I’ve been taking a break. It was inspired by unnecessary events taking place in the fall of 2016. I searched high and low for weeks, on the hunt for a specific color of red. I didn’t find them anywhere around town so I also searched online. After many nights of scrolling through the possibilities, I finally found them. The color was perfect. They were in my shopping cart and money was deducted from my account faster than a falling maple leaf could hit the ground. When the package arrived, I hurried into the house to try them on. Perfect fit!

I folded the red pants, opened the dresser to put them away; and placed them directly on top of a pair of red pants of almost the same style and color.

Hold it.

What? I just spent weeks searching for pants I already own? This was a level of embarrassing ridiculousness only a busy person who gets dressed in the dark could understand. I’ve never taken inventory of how many clothes I own. I have them in a closet and two dressers, and sometimes a pile develops in a corner of the room here or there when laundry day overlaps with too many meetings. I’m not one to go on extravagant shopping sprees but I’m just like many mid-western women; easily distracted by new sweaters every fall or sundresses on days when spring is almost over.

I stood motionless, staring at the pants. How much time and resources did I waste looking for pants that I already own? Why did I think I needed new pants anyway? People used to wear the same general clothing pieces all week and then change only when they went to church on Sundays. Why did I need so many clothes? I stopped growing in high school so this wasn’t a flood-pant situation.

Over the next couple weeks I kept thinking about my pants. I once sent a bag of clothing to a tribal village through a missionary request. They were happy to have just one pair of pants, and here I had duplicates. I was really disappointed in myself.

While it seems silly, I spent a lot of time thinking about the materialistic society we live in. New outfits for any occasion that could even potentially be labeled as somewhat important. New knick-knacks for new bookcases to make a room look “complete.” New curtains because you were tired of the old ones.

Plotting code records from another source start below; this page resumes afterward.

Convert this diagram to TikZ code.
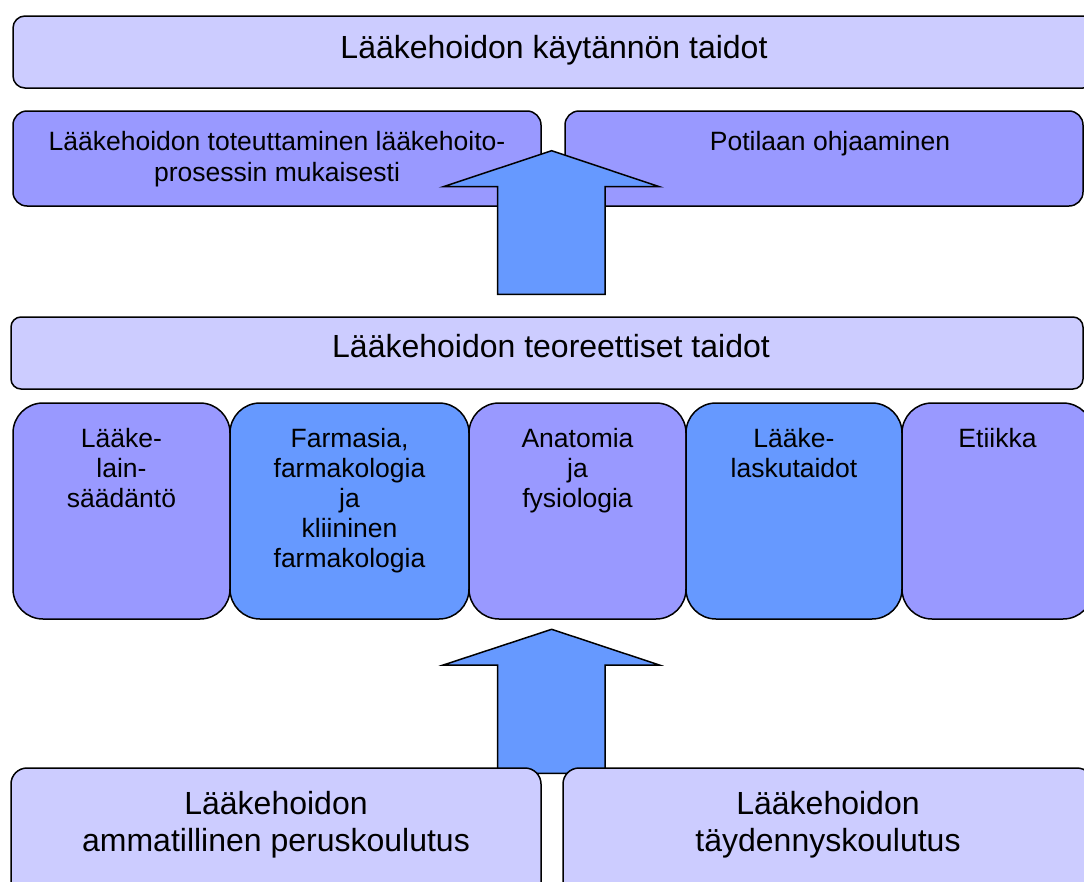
\documentclass[tikz,border=0pt]{standalone}
\usepackage{fontspec}
\setmainfont{Liberation Sans}
\definecolor{palelav}{HTML}{CCCCFF}
\definecolor{lav}{HTML}{9999FF}
\definecolor{skyblue}{HTML}{6699FF}
\begin{document}
\begin{tikzpicture}[x=1pt,y=-1pt,
  panel/.style={draw=black, line width=1.5pt, inner sep=0pt, outer sep=0pt},
  wide/.style={panel, fill=palelav, rounded corners=12pt},
  subpanel/.style={panel, fill=lav, rounded corners=14pt},
  pillar/.style={panel, rounded corners=30pt, minimum height=216pt},
  upshape/.style={draw=black, line width=1.5pt, fill=skyblue, line join=miter},
  % text nodes are placed by the baseline of their last line
  bigtxt/.style={font=\fontsize{32}{37}\selectfont, anchor=base, align=center, inner sep=0pt},
  smalltxt/.style={font=\fontsize{26.5}{30}\selectfont, anchor=base, align=center, inner sep=0pt}
]
\useasboundingbox (0,0) rectangle (1084,881);
\clip (0,0) rectangle (1084,881);

% practical skills
\node[wide, minimum width=1082pt, minimum height=72pt] (practice) at (554,52) {};
\node[bigtxt] (practicetxt) at (554,58) {Lääkehoidon käytännön taidot};

\node[subpanel, minimum width=528pt, minimum height=95pt] (process) at (277,158.5) {};
\node[smalltxt, font=\fontsize{26.5}{31.5}\selectfont] (processtxt) at (277,181.5) {Lääkehoidon toteuttaminen lääkehoito-\\prosessin mukaisesti};
\node[subpanel, minimum width=518pt, minimum height=95pt] (guidance) at (824,158.5) {};
\node[smalltxt] (guidancetxt) at (830,150) {Potilaan ohjaaminen};

% upward arrow from theory to practice
\coordinate (a1tip) at (551.7,150.7);
\draw[upshape] (a1tip) -- (659.3,186.7) -- (605,186.7) -- (605,294.3)
  -- (497.7,294.3) -- (497.7,186.7) -- (443.3,186.7) -- cycle;

% theoretical skills
\node[wide, rounded corners=10pt, minimum width=1072pt, minimum height=72pt] (theory) at (547,353) {};
\node[bigtxt] (theorytxt) at (551,357) {Lääkehoidon teoreettiset taidot};

\node[pillar, fill=lav, minimum width=217pt] (law) at (121.5,511) {};
\node[pillar, fill=skyblue, minimum width=239pt] (pharma) at (349.5,511) {};
\node[pillar, fill=lav, minimum width=217pt] (anat) at (577.5,511) {};
\node[pillar, fill=skyblue, minimum width=216pt] (calc) at (794,511) {};
\node[pillar, fill=lav, minimum width=191pt] (ethics) at (997.5,511) {};

\node[smalltxt] (lawtxt) at (121.5,507) {Lääke-\\lain-\\säädäntö};
\node[smalltxt] (pharmatxt) at (349.5,567) {Farmasia,\\farmakologia\\ja\\kliininen\\farmakologia};
\node[smalltxt] (anattxt) at (577.5,507) {Anatomia\\ja\\fysiologia};
\node[smalltxt] (calctxt) at (794,477) {Lääke-\\laskutaidot};
\node[smalltxt] (ethicstxt) at (997.5,447) {Etiikka};

% upward arrow from education to theory
\coordinate (a2tip) at (551.7,629.3);
\draw[upshape] (a2tip) -- (659.3,665) -- (605,665) -- (605,773.3)
  -- (497.7,773.3) -- (497.7,665) -- (443.3,665) -- cycle;

% education
\node[wide, rounded corners=16pt, minimum width=530pt, minimum height=132pt] (basic) at (276,834) {};
\node[bigtxt] (basictxt) at (276,851) {Lääkehoidon\\ammatillinen peruskoulutus};
\node[wide, rounded corners=16pt, minimum width=530pt, minimum height=132pt] (further) at (828,834) {};
\node[bigtxt] (furthertxt) at (828,851) {Lääkehoidon\\täydennyskoulutus};
\end{tikzpicture}
\end{document}
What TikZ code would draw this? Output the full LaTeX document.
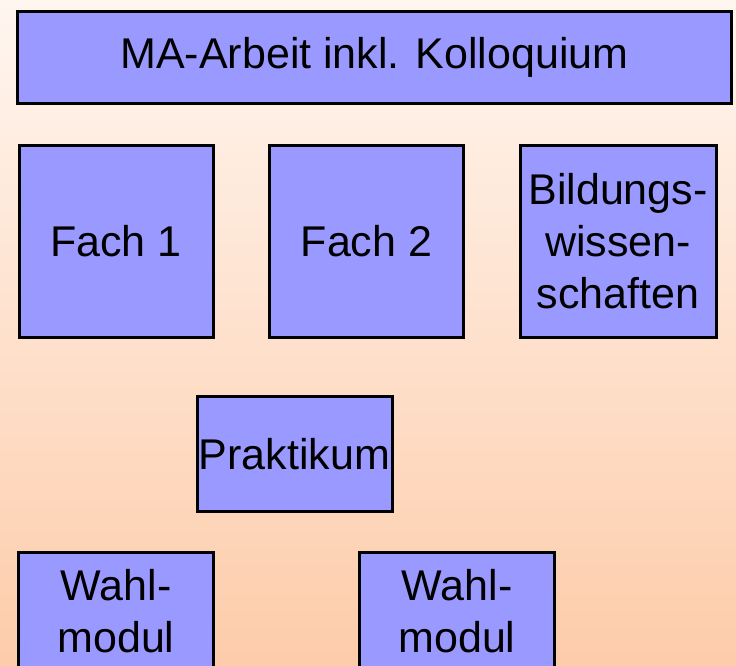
\documentclass[tikz,border=0pt]{standalone}
\usepackage{fontspec}
\setmainfont{Liberation Sans}
\usetikzlibrary{shadows}
\definecolor{boxfill}{HTML}{9999FF}
\definecolor{bgtop}{HTML}{FFF6F0}
\definecolor{bgbot}{HTML}{FDCCAA}
\begin{document}
\begin{tikzpicture}[x=1pt,y=-1pt,
  box/.style={draw=black, line width=3pt, fill=boxfill, inner sep=0pt,
    align=center, font=\fontsize{43}{52}\selectfont,
    drop shadow={shadow xshift=1.5pt, shadow yshift=-1.5pt, fill=gray!70, opacity=1}},
]
\useasboundingbox (0,0) rectangle (736,665);
\shade[top color=bgtop, bottom color=bgbot] (0,0) rectangle (736,665);
\node[box, minimum width=714, minimum height=92] (ma) at (374.5,57) {MA-Arbeit inkl. Kolloquium};
\node[box, minimum width=194, minimum height=192] (f1) at (116,241) {Fach 1};
\node[box, minimum width=194, minimum height=192] (f2) at (366.5,241) {Fach 2};
\node[box, minimum width=196, minimum height=192] (bw) at (618,241) {Bildungs-\\wissen-\\schaften};
\node[box, minimum width=195, minimum height=115] (pr) at (294.5,454) {Praktikum};
\node[box, minimum width=195, minimum height=117] (w1) at (116,611) {Wahl-\\modul};
\node[box, minimum width=195, minimum height=117] (w2) at (457,611) {Wahl-\\modul};
\end{tikzpicture}
\end{document}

New T-shirts to commemorate experiences. Bigger TVs so we can see more of the game we are not watching in person. New toys, new gear, new gadgets to make life more fun. Much of the clothing and trinkets we purchase aren’t even made in America and purchase of such things doesn’t do a lot to strengthen our economy.

I decided that for one year, 2017, I would not buy any new clothes, shoes, or accessories. My husband said, “But what if you really need something?” I took a quick inventory in my head. I can only wear one outfit at a time; I think I’ll be OK. And off I went to not buy clothes for a year.

The year is almost up. I can report that I have purchased one pair of sunglasses and one small bag, and that is it. Over the past several months I have mourned the loss of some of my favorites. A pair of black pants that became threadbare. I don’t need to replace them because I have three other pairs of black pants. I got paint on my favorite sweatshirt. But I have five other sweatshirts to wear if I need one. Every so often I notice a friend’s new outfit and get a desire to go on a hunt for something new, only to remind myself later that I can’t.

I’ve donated more than 10 bags of clothing I haven’t worn in a year or more. I’ve spent less time worrying about what I’m going to wear, and more time taking my kids on adventures. I’ve had some great successes over the past year and none of them were contingent upon my outfit being brand new.

I’m sure I’ve saved money over the course of this exercise, but that’s not why I imposed this lesson. It is easy to get swept up in materialistic values and the false-joy that comes from new material things. Along with this trend, comes a negative shift in important values. I’ve relearned that the time and energy we spend on some things is simply wasted in the grand scheme of things.

I’ve learned a lot about myself this year and I’ve decided to do this again with a new goal for 2018. Want to try it with me? What is one unnecessary thing you could give up purchasing for one whole year?